Трубки черные в зубах;
Все безмолвны – дым гуляет
На закрученных висках,
И усы перебегает…
Ни полслова… Дым столбом…
Ни полслова… Все мертвецки
Пьют и, преклонясь челом,
Засыпают молодецки.
Но едва проглянет день,
Каждый по полю порхает;
Кивер зверски набекрень,
Ментик с вихрями играет.
Конь кипит под седоком,
Сабля свищет, враг валится…
Бой умолк – и вечерком
Снова ковшик шевелится.
Таковы были истые гусары старого времени, те, которые строго и набожно держались буквального смысла гусарского корана; но новые – увы, любезный читатель, как и у Давыдова, ваше сердце обольется кровью, и вам станет грустно, посмотрите, что это такое:
А теперь что вижу? – Страх!
И гусары в модном свете,
В вицмундирах, в башмаках,
Вальсируют на паркете!
Говорят умней они…
Но что слышим от любого?
«Жомини да Жомини!..»
А об водке ни полслова!..
Но не бойтесь – гусары нашего времени не осердятся на Давыдова и останутся им довольны так же, как и гусары старого времени; правда, нашелся тогда один филистер, который, не догадавшись, что в стихах Давыдова новые гусары похвалены не меньше старых, обиделся один за всех и пропел Давыдову резонерскую рацею, из которой мы помним несколько стихов:
Вот и мы, друзья младые,
От сатиры не ушли:
Наши деды дорогие
Тьму пороков в нас нашли.
Виноваты: не умеем
Из лохани пить ковшом,
И таланта не имеем
Услаждать себя вином —
и прочая, – все такими же плохими стихами.

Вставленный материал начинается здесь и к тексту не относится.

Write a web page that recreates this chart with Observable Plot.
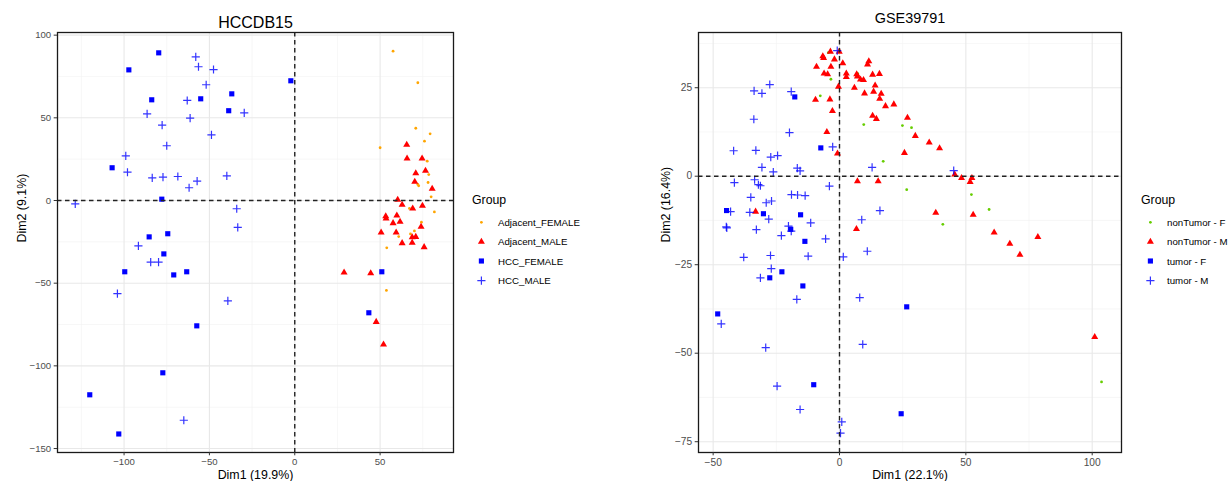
<!DOCTYPE html>
<html><head><meta charset="utf-8">
<script src="https://cdn.jsdelivr.net/npm/d3@7"></script>
<script src="https://cdn.jsdelivr.net/npm/@observablehq/plot@0.6"></script>
<style>
html,body{margin:0;padding:0;background:#fff;overflow:hidden;width:1231px;height:481px;}
#root{position:relative;width:1231px;height:481px;overflow:hidden;font-family:"Liberation Sans",Arial,sans-serif;}
#root > svg{position:absolute;top:0;}
</style></head><body><div id="root"></div>
<script>
// ---------- HCCDB15 (left) ----------
const hccTitle = "HCCDB15";
const hccXLabel = "Dim1 (19.9%)";
const hccYLabel = "Dim2 (9.1%)";
const hccGroups = ["Adjacent_FEMALE", "Adjacent_MALE", "HCC_FEMALE", "HCC_MALE"];
const hccXTicks = [-100, -50, 0, 50];
const hccYTicks = [-150, -100, -50, 0, 50, 100];
const hccXMinor = [-125, -75, -25, 25, 75];
const hccYMinor = [-125, -75, -25, 25, 75];
const hccAdjacentFemale = [[57.6,90.3],[72.1,71.2],[70.9,43.7],[79.3,40.3],[76.0,35.9],[50.0,31.9],[77.6,23.8],[78.5,15.7],[72.1,9.7],[72.6,8.9],[78.1,10.9],[79.9,2.2],[67.2,-4.8],[81.8,-6.9],[74.2,-13.1],[70.1,-18.4],[67.8,-20.2],[60.9,-21.8],[53.9,-28.6],[53.7,-54.4]];
const hccAdjacentMale = [[65.6,33.7],[65.8,25.4],[74.6,25.4],[70.9,16.5],[76.6,18.0],[70.3,11.3],[80.5,7.1],[60.3,0.4],[62.9,-2.6],[69.1,-4.8],[74.8,-3.2],[53.3,-9.5],[53.5,-10.9],[59.8,-9.1],[57.6,-13.7],[61.7,-12.9],[74.0,-15.9],[50.6,-19.4],[59.4,-19.4],[68.8,-22.2],[70.9,-22.0],[62.9,-25.8],[68.8,-25.6],[75.8,-28.2],[28.9,-43.6],[44.5,-44.0],[47.7,-73.4],[52.0,-87.1]];
const hccTumorFemale = [[-79.7,89.3],[-97.2,79.0],[-83.8,60.9],[-55.1,61.5],[-36.9,64.5],[-38.7,54.3],[-2.3,72.4],[-107.0,19.8],[-77.9,0.8],[-85.3,-22.0],[-74.4,-20.1],[-76.7,-32.3],[-99.6,-43.1],[-70.9,-45.0],[-63.3,-43.1],[-57.4,-75.8],[-77.3,-104.2],[-120.1,-117.5],[-103.1,-141.2],[51.0,-43.1],[43.4,-67.9]];
const hccTumorMale = [[-58.0,86.9],[-56.4,80.9],[-47.6,79.2],[-51.9,70.0],[-63.0,60.5],[-86.5,52.4],[-61.3,49.8],[-29.6,53.0],[-77.7,45.6],[-48.8,39.7],[-75.0,33.1],[-99.0,27.0],[-98.0,17.1],[-83.5,13.7],[-77.2,14.1],[-68.5,14.5],[-39.8,14.9],[-57.2,11.7],[-61.9,7.7],[-128.6,-2.0],[-34.0,-5.0],[-33.4,-16.3],[-91.6,-27.4],[-84.4,-37.3],[-79.8,-37.3],[-103.9,-56.3],[-39.2,-60.7],[-65.0,-132.9]];

// ---------- GSE39791 (right) ----------
const gseTitle = "GSE39791";
const gseXLabel = "Dim1 (22.1%)";
const gseYLabel = "Dim2 (16.4%)";
const gseGroups = ["nonTumor - F", "nonTumor - M", "tumor - F", "tumor - M"];
const gseXTicks = [-50, 0, 50, 100];
const gseYTicks = [-75, -50, -25, 0, 25];
const gseXMinor = [-25, 25, 75];
const gseYMinor = [-62.5, -37.5, -12.5, 12.5, 37.5];
const gseNonTumorFemale = [[-4.4,34.9],[7.2,29.0],[-3.4,27.4],[-7.6,22.7],[9.6,14.6],[24.9,14.3],[28.5,13.7],[17.3,4.2],[26.6,-3.8],[52.2,-5.2],[59.2,-9.4],[40.9,-13.6],[103.7,-58.1]];
const gseNonTumorMale = [[-3.6,35.2],[-0.1,35.2],[-6.6,33.9],[-6.3,33.4],[-2.0,33.0],[11.6,32.5],[11.1,31.6],[1.3,31.9],[-9.1,30.9],[-3.4,30.9],[-6.1,29.0],[-4.7,28.8],[2.7,29.0],[2.7,28.0],[6.8,28.8],[7.1,28.2],[13.1,28.7],[15.8,28.9],[8.3,27.3],[9.5,27.2],[-0.4,25.3],[5.9,25.0],[14.1,25.6],[9.9,23.4],[13.5,23.9],[16.5,23.3],[15.9,21.9],[-9.5,21.6],[-3.8,21.7],[18.2,19.8],[21.5,20.3],[-2.8,18.4],[13.1,17.1],[14.6,16.2],[26.9,16.5],[-5.0,12.5],[30.0,11.4],[-0.8,6.4],[25.7,6.6],[7.1,-1.4],[15.3,-1.4],[38.1,-10.3],[6.7,-14.9],[-33.2,-10.0],[39.6,7.9],[35.5,9.5],[45.6,0.5],[48.3,-0.5],[52.4,-0.5],[51.7,-1.6],[52.9,-10.9],[61.2,-15.9],[67.4,-19.1],[71.4,-22.2],[78.5,-17.2],[101.0,-45.4]];
const gseTumorFemale = [[-17.7,22.4],[-7.4,8.0],[-44.7,-9.7],[-30.1,-10.6],[-15.4,-10.9],[-19.3,-15.0],[-13.7,-18.4],[-22.8,-27.0],[-27.6,-28.7],[-14.5,-31.0],[-48.2,-38.9],[26.6,-36.9],[-10.2,-58.9],[24.4,-67.1]];
const gseTumorMale = [[-27.6,25.9],[-33.8,24.1],[-30.7,23.4],[-19.1,23.9],[-33.9,16.1],[-19.8,12.3],[-41.9,7.2],[-33.1,7.3],[-27.2,5.4],[-24.5,5.8],[-2.7,8.3],[-30.7,2.5],[-26.2,1.2],[-16.7,2.3],[-15.6,1.5],[-41.6,-1.8],[-33.6,-1.0],[-32.1,-2.4],[-31.3,-2.7],[-4.0,-2.8],[12.9,2.5],[-0.9,35.5],[-35.1,-6.0],[-19.0,-5.2],[-16.6,-5.3],[-13.6,-5.5],[-29.0,-7.5],[-26.9,-7.0],[-43.1,-10.0],[-35.5,-10.2],[-28.0,-12.1],[-44.8,-14.3],[-44.6,-14.6],[-32.9,-15.1],[-20.2,-14.1],[-19.1,-15.5],[-11.4,-13.2],[-23.0,-16.8],[-5.5,-17.7],[-37.9,-22.9],[-27.3,-22.4],[-12.4,-22.6],[-27.0,-26.1],[-31.3,-28.7],[-16.9,-34.8],[1.5,-22.8],[11.0,-21.2],[8.0,-34.3],[-46.8,-41.7],[-29.2,-48.4],[9.2,-47.5],[-24.7,-59.3],[-15.6,-65.9],[0.9,-69.4],[0.4,-72.6],[16.0,-9.7],[8.8,-12.3],[45.2,1.6]];

const legendTitle = "Group";

// ---------- styles per group position (dot, triangle, square, plus) ----------
const FONT = '"Liberation Sans", Arial, sans-serif';
const fmt = d => d < 0 ? "\u2212" + (-d) : String(d);
const toRows = (pairs, group) => pairs.map(([x, y]) => ({x, y, group}));

const styleSets = {
  hcc: [
    {symbol: "circle", r: 1.4, fill: "#FFA500"},
    {symbol: "triangle", r: 2.6, fill: "#FF0000"},
    {symbol: "square", r: 2.9, fill: "#0000FF"},
    {symbol: "plus", r: 2.75, stroke: "#0000FF"}
  ],
  gse: [
    {symbol: "circle", r: 1.4, fill: "#66CD00"},
    {symbol: "triangle", r: 2.6, fill: "#FF0000"},
    {symbol: "square", r: 2.9, fill: "#0000FF"},
    {symbol: "plus", r: 2.75, stroke: "#0000FF"}
  ]
};

function pointMark(rows, st) {
  if (st.symbol === "plus") {
    return Plot.dot(rows, {x: "x", y: "y", symbol: "plus", r: st.r, stroke: st.stroke, strokeWidth: 1.2, strokeOpacity: 0.8, fill: "none"});
  }
  return Plot.dot(rows, {x: "x", y: "y", symbol: st.symbol, r: st.r, fill: st.fill, stroke: "none"});
}

function panel(cfg) {
  const dashed = {stroke: "#222", strokeWidth: 1.4, strokeDasharray: "4.5,3.5"};
  return Plot.plot({
    width: cfg.width, height: 481,
    marginLeft: cfg.marginLeft, marginRight: cfg.marginRight, marginTop: 32, marginBottom: 29,
    x: {domain: cfg.xDomain},
    y: {domain: cfg.yDomain},
    style: {fontFamily: FONT, fontSize: "10px", background: "white", overflow: "visible"},
    marks: [
      Plot.ruleX(cfg.xMinor, {stroke: "#f2f2f2", strokeWidth: 0.6}),
      Plot.ruleY(cfg.yMinor, {stroke: "#f2f2f2", strokeWidth: 0.6}),
      Plot.ruleX(cfg.xTicks, {stroke: "#e8e8e8", strokeWidth: 1.1}),
      Plot.ruleY(cfg.yTicks, {stroke: "#e8e8e8", strokeWidth: 1.1}),
      ...cfg.series.map((rows, i) => pointMark(rows, cfg.styles[i])),
      Plot.ruleX([0], dashed),
      Plot.ruleY([0], dashed),
      Plot.frame({stroke: "#1a1a1a", strokeWidth: 1.3}),
      Plot.axisX({ticks: cfg.xTicks, tickSize: 3.3, tickPadding: 2.5, fontSize: cfg.tickFont, tickFormat: fmt, label: null, stroke: "#333", fill: "#4d4d4d"}),
      Plot.axisY({ticks: cfg.yTicks, tickSize: 3.3, tickPadding: 3, fontSize: cfg.tickFont, tickFormat: fmt, label: null, stroke: "#333", fill: "#4d4d4d"}),
      Plot.text([cfg.title], {frameAnchor: "top", dy: cfg.titleDy, fontSize: cfg.titleSize, lineAnchor: "middle", fill: "#000"}),
      Plot.text([cfg.xLabel], {frameAnchor: "bottom", dy: 22.3, fontSize: 12.4, lineAnchor: "middle", fill: "#000"}),
      Plot.text([cfg.yLabel], {frameAnchor: "left", dx: cfg.yLabelDx, rotate: -90, fontSize: 12.4, lineAnchor: "middle", fill: "#000"})
    ]
  });
}

const root = document.getElementById("root");

const left = panel({
  width: 460, marginLeft: 57, marginRight: 7,
  xDomain: [-139.0, 93.0], yDomain: [-152.4, 101.6],
  xTicks: hccXTicks, yTicks: hccYTicks, xMinor: hccXMinor, yMinor: hccYMinor,
  series: [toRows(hccAdjacentFemale, hccGroups[0]), toRows(hccAdjacentMale, hccGroups[1]), toRows(hccTumorFemale, hccGroups[2]), toRows(hccTumorMale, hccGroups[3])],
  styles: styleSets.hcc,
  title: hccTitle, titleSize: 16, titleDy: -10, xLabel: hccXLabel, yLabel: hccYLabel, yLabelDx: -35, tickFont: 9.6
});
left.style.left = "0px";
root.appendChild(left);

const right = panel({
  width: 490, marginLeft: 58, marginRight: 9,
  xDomain: [-55.8, 111.6], yDomain: [-78.05, 40.6],
  xTicks: gseXTicks, yTicks: gseYTicks, xMinor: gseXMinor, yMinor: gseYMinor,
  series: [toRows(gseNonTumorFemale, gseGroups[0]), toRows(gseNonTumorMale, gseGroups[1]), toRows(gseTumorFemale, gseGroups[2]), toRows(gseTumorMale, gseGroups[3])],
  styles: styleSets.gse,
  title: gseTitle, titleSize: 14.4, titleDy: -14.5, xLabel: gseXLabel, yLabel: gseYLabel, yLabelDx: -32, tickFont: 10.2
});
right.style.left = "640px";
root.appendChild(right);

// ---------- legends ----------
const symbolTypes = {circle: d3.symbolCircle, triangle: d3.symbolTriangle, square: d3.symbolSquare, plus: d3.symbolPlus};
function legend(x0, labels, styles) {
  const svg = d3.create("svg").attr("width", 140).attr("height", 481)
    .style("left", x0 + "px").style("font-family", FONT);
  svg.append("text").attr("x", 0).attr("y", 200).attr("dominant-baseline", "central")
    .attr("font-size", 12.3).attr("fill", "#000").text(legendTitle);
  const ys = [222.3, 241.7, 261, 280.7];
  labels.forEach((lab, i) => {
    const st = styles[i];
    const path = d3.symbol().type(symbolTypes[st.symbol]).size(Math.PI * st.r * st.r)();
    const p = svg.append("path").attr("d", path).attr("transform", `translate(9.4,${ys[i]})`);
    if (st.symbol === "plus") p.attr("fill", "none").attr("stroke", st.stroke).attr("stroke-width", 1.2).attr("stroke-opacity", 0.8);
    else p.attr("fill", st.fill);
    svg.append("text").attr("x", 26).attr("y", ys[i]).attr("dominant-baseline", "central")
      .attr("font-size", 9.7).attr("fill", "#000").text(lab);
  });
  return svg.node();
}
root.appendChild(legend(472.3, hccGroups, styleSets.hcc));
root.appendChild(legend(1140.7, gseGroups, styleSets.gse));
</script>
</body></html>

Муза Давыдова по превосходству военная. Нашему воину-поэту все предметы представлялись сквозь призму военного быта.
Я люблю кровавый бой!
Я рожден для службы царской!
. . . . . . . .
За тебя на черта рад,
Наша матушка Россия! —
восклицает Давыдов, – и вся жизнь его была оправданием этих слов. Давыдову не было нужды божиться и клясться, что он патриот – ему можно было поверить и на слово. Это, повторяем, отразилось и в его поэзии: стихотворения его, несмотря на ограниченность их числа, разнообразны, но все носят на себе отпечаток взгляда на вещи с одной точки, и потому-то особенно дороги они. В Давыдове русская военная служба нашла себе достойного поэта, и он, как увидим ниже, доказал, что в ней есть жизнь и поэзия, и возвысил ее до поэтического апофеоза. Его стихотворения даже являлись и на свет по-военному: были писаны на привалах, на дневках, между двух дежурств, между двух сражений, между двух войн; «это (прибавляет «Очерк») пробные почерки пера, чинимого для писания рапортов начальникам, приказаний подкомандующим». «Некоторые стихотворения (сказано в «Очерке»), исторгнутые им из покрытых уже прахом или изорванных журналов, а другие, переходя из рук в руки писцов, более или менее грамотных, изменились до того, что и самим автором едва были узнаны. Не говорим уже о тех, которые, прославляя удалую жизнь, не могли тогда и не могут теперь показаться на инспекторский суд ценсурного комитета».